Stored records:
● ● ● ● ● ● ●

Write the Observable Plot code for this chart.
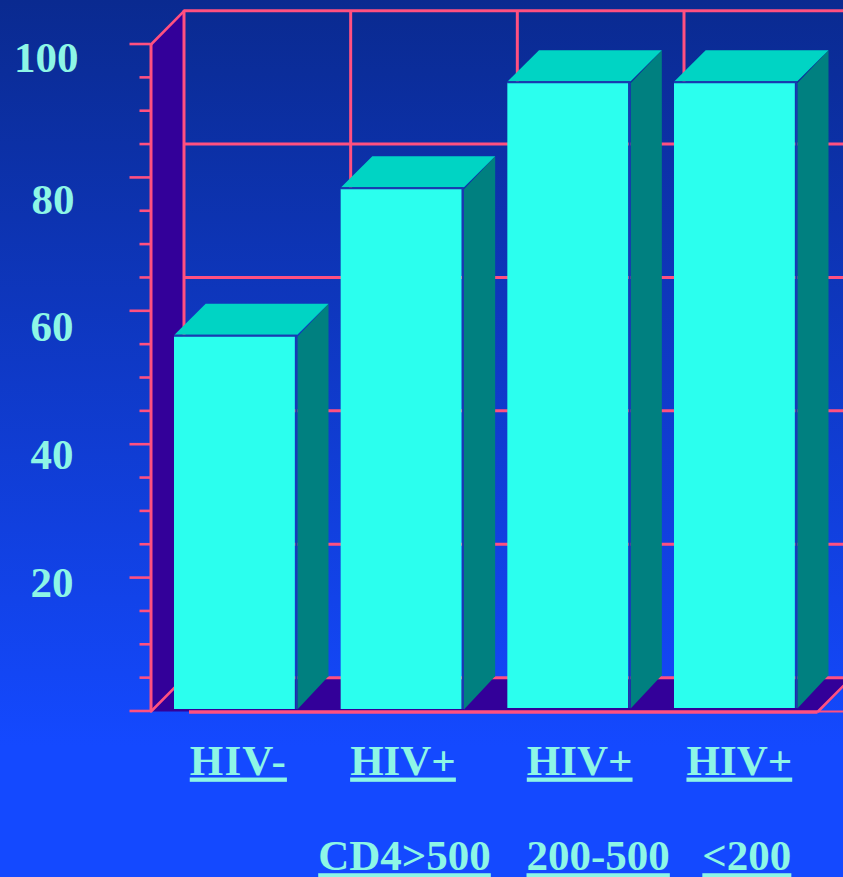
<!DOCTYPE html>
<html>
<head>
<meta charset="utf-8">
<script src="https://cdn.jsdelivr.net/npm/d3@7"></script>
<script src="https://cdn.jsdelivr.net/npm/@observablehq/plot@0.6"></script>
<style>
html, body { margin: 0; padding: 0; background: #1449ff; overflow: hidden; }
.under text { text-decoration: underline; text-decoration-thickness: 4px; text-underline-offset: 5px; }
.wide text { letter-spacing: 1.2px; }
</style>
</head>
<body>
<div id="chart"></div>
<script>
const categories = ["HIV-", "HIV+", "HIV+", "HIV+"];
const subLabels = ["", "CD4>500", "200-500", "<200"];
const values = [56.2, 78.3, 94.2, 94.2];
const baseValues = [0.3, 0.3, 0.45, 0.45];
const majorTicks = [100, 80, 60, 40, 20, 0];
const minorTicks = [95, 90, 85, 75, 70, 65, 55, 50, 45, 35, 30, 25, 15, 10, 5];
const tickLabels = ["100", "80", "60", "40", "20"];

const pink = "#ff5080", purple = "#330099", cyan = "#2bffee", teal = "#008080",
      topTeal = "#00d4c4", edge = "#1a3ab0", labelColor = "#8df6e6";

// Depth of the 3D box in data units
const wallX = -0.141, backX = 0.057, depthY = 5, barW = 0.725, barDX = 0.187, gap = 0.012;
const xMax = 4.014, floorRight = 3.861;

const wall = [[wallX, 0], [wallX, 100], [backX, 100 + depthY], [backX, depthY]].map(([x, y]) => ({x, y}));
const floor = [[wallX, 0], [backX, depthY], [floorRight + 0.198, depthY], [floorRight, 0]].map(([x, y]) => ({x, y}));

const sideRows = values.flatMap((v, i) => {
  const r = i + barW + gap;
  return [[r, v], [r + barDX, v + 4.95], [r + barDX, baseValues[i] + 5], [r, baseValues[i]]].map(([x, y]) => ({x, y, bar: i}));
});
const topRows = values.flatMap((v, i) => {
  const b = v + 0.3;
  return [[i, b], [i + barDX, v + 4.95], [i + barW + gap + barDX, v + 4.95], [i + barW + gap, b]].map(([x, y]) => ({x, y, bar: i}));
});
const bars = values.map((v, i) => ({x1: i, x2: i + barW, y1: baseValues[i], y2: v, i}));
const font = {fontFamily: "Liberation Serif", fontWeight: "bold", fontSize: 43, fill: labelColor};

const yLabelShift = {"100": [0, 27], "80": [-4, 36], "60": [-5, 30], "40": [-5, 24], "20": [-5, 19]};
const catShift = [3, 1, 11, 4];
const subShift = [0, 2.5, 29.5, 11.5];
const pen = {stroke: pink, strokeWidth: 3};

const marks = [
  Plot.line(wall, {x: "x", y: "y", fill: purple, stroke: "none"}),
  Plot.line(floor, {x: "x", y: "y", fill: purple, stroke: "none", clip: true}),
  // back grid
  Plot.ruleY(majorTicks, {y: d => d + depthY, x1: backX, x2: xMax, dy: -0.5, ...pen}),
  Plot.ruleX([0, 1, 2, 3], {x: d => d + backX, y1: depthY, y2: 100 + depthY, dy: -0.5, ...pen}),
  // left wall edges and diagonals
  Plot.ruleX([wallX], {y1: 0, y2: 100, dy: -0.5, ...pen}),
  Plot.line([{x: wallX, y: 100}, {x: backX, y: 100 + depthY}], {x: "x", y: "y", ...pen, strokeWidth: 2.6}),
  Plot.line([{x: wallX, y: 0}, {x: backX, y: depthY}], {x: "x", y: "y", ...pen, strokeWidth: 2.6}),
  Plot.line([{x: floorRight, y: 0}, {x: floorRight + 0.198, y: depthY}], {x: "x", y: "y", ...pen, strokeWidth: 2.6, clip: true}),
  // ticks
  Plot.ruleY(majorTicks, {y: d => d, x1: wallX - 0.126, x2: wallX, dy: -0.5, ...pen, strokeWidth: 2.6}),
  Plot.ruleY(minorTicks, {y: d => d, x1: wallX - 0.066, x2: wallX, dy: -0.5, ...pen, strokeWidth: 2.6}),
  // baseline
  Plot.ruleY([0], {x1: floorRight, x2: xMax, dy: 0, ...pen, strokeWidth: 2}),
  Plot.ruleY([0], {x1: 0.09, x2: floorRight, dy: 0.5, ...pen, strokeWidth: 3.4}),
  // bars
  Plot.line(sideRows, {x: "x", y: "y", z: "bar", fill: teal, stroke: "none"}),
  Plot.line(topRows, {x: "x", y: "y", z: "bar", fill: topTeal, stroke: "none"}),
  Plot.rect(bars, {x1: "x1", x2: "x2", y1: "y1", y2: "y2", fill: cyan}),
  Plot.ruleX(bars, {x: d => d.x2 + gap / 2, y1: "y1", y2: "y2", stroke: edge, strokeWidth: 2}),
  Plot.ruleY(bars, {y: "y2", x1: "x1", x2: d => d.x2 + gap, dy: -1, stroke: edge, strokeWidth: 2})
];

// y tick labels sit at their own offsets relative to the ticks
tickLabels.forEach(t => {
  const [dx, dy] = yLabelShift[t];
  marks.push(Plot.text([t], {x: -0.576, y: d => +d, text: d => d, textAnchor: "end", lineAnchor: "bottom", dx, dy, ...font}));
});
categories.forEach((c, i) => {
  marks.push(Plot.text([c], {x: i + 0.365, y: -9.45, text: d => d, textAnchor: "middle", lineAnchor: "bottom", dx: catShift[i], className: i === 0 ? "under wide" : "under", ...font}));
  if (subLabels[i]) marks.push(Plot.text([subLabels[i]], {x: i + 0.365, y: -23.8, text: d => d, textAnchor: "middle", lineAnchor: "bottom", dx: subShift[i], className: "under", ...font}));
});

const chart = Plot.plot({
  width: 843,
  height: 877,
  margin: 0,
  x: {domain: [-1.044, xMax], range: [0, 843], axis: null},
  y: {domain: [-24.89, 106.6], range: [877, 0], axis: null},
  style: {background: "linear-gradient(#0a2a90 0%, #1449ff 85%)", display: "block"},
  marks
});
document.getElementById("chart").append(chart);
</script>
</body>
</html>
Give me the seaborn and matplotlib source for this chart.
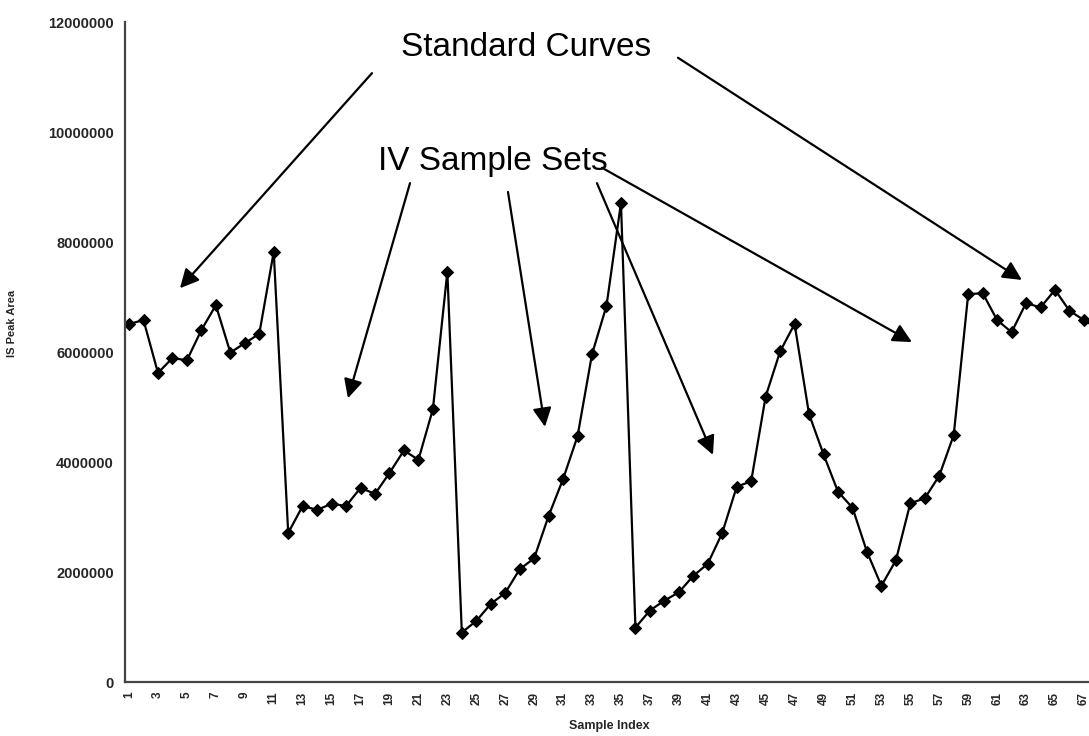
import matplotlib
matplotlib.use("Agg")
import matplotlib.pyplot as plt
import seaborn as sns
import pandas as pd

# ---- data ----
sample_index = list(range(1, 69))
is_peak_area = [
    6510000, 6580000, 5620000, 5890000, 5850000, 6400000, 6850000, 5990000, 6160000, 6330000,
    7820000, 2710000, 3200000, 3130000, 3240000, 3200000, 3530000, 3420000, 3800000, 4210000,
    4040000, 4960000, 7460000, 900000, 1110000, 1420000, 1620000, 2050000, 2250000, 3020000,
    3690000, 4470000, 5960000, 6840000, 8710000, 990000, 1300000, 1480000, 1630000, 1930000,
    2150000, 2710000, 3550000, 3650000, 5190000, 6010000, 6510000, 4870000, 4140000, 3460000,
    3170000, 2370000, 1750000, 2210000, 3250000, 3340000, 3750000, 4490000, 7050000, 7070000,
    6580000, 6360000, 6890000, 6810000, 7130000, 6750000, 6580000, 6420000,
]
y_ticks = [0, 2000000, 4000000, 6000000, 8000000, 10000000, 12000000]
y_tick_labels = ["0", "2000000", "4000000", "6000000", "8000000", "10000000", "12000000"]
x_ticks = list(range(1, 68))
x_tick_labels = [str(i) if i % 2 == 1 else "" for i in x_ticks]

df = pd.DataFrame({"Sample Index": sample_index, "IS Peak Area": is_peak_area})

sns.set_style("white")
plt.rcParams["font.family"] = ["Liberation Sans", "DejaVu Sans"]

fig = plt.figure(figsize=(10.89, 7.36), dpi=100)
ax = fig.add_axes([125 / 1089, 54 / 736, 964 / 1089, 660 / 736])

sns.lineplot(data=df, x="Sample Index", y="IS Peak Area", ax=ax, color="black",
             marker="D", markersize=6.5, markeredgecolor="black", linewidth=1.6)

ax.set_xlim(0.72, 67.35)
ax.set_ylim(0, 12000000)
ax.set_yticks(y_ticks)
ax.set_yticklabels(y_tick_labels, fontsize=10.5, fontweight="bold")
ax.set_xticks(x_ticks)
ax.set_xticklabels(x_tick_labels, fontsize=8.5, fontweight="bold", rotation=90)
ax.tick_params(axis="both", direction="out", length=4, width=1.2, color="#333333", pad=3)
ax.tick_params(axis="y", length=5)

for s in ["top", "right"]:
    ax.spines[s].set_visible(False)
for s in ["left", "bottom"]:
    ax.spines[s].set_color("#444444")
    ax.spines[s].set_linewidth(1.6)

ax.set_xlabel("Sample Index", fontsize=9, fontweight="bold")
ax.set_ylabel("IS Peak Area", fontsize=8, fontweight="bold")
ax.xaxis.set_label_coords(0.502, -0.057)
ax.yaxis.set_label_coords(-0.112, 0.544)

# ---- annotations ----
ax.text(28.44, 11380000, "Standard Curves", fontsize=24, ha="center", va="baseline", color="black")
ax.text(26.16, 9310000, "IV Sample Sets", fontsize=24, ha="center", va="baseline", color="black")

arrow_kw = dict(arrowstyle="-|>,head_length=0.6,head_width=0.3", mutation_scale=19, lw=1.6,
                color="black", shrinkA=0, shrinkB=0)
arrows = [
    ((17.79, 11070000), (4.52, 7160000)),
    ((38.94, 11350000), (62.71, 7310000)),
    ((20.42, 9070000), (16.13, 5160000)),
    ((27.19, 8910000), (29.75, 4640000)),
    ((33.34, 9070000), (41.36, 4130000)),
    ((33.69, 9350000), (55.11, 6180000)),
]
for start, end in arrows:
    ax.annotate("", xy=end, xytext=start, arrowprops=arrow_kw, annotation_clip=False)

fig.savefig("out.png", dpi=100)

● ● ● ● ● ● ●

The task: Print exactly what appears from the line holding "Give me the" down to the line holding "import pandas as pd", both ends kept, leaving out the pictures.

Reply:
Give me the seaborn and matplotlib source for this chart.
import matplotlib
matplotlib.use("Agg")
import matplotlib.pyplot as plt
import seaborn as sns
import pandas as pd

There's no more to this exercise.